Had the charges not been dropped, the matter might have ended up in the High Court. The Court’s established standards for deciding these cases would have first asked whether the electoral law created a potential burden on the ability of the defendants to vote. Rejecting their enrolment at the location they claimed might have met that test.
If so the Commonwealth government, in defending the legislation, would have needed to show that the enrolment requirements served a legitimate purpose (such as perhaps ensuring the accuracy of the rolls) and also did so in an appropriate manner, including that no less restrictive provisions would have been sufficient.
The abandonment of the prosecution of the Indi voters may represent a calculation that the legislation would have been at risk in a High Court challenge. The Court is already considering a current challenge to recent changes to the ballot paper design for electing senators.

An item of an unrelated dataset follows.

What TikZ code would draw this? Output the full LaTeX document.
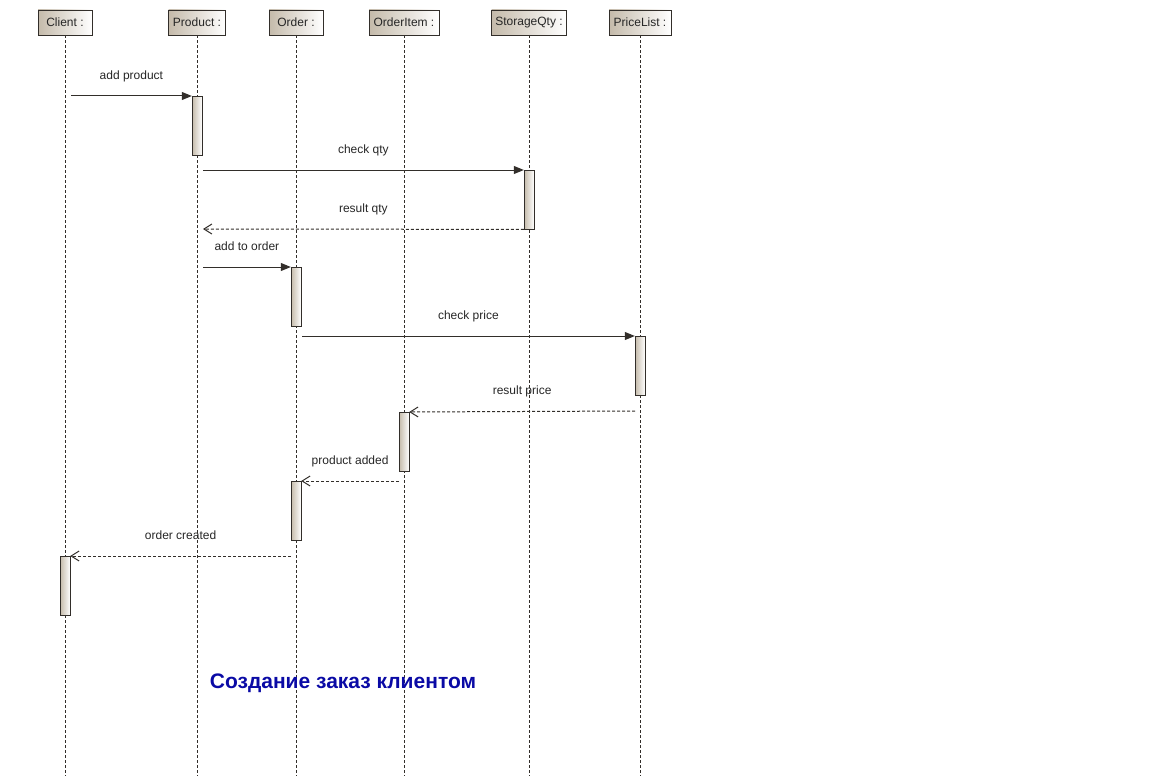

Of course, the outcome appears to also involve the prosecutors judging that the initial court would find that the defendants – who stated that they followed the Electoral Commission’s advice relating to keeping a home address while absent studying – were simply entitled to do what they did.
In any case, Parliament could easily clean up these confusions by creating a new system in which all eligible voters are registered once on a single integrated national roll, with residential address details sorting voters into relevant lower house divisions, states and territories as needed. That way there would be no risk that ordinary personal mobility, changes of residency or data issues could see people lose their vote.
If it did legislate in that way, Parliament could also develop a specific solution to the rural uni-student scenario – as well as for other people with multiple significant residencies – possibly by providing that such voters could simply select among any one location where they had a connection that met specified minimum criteria.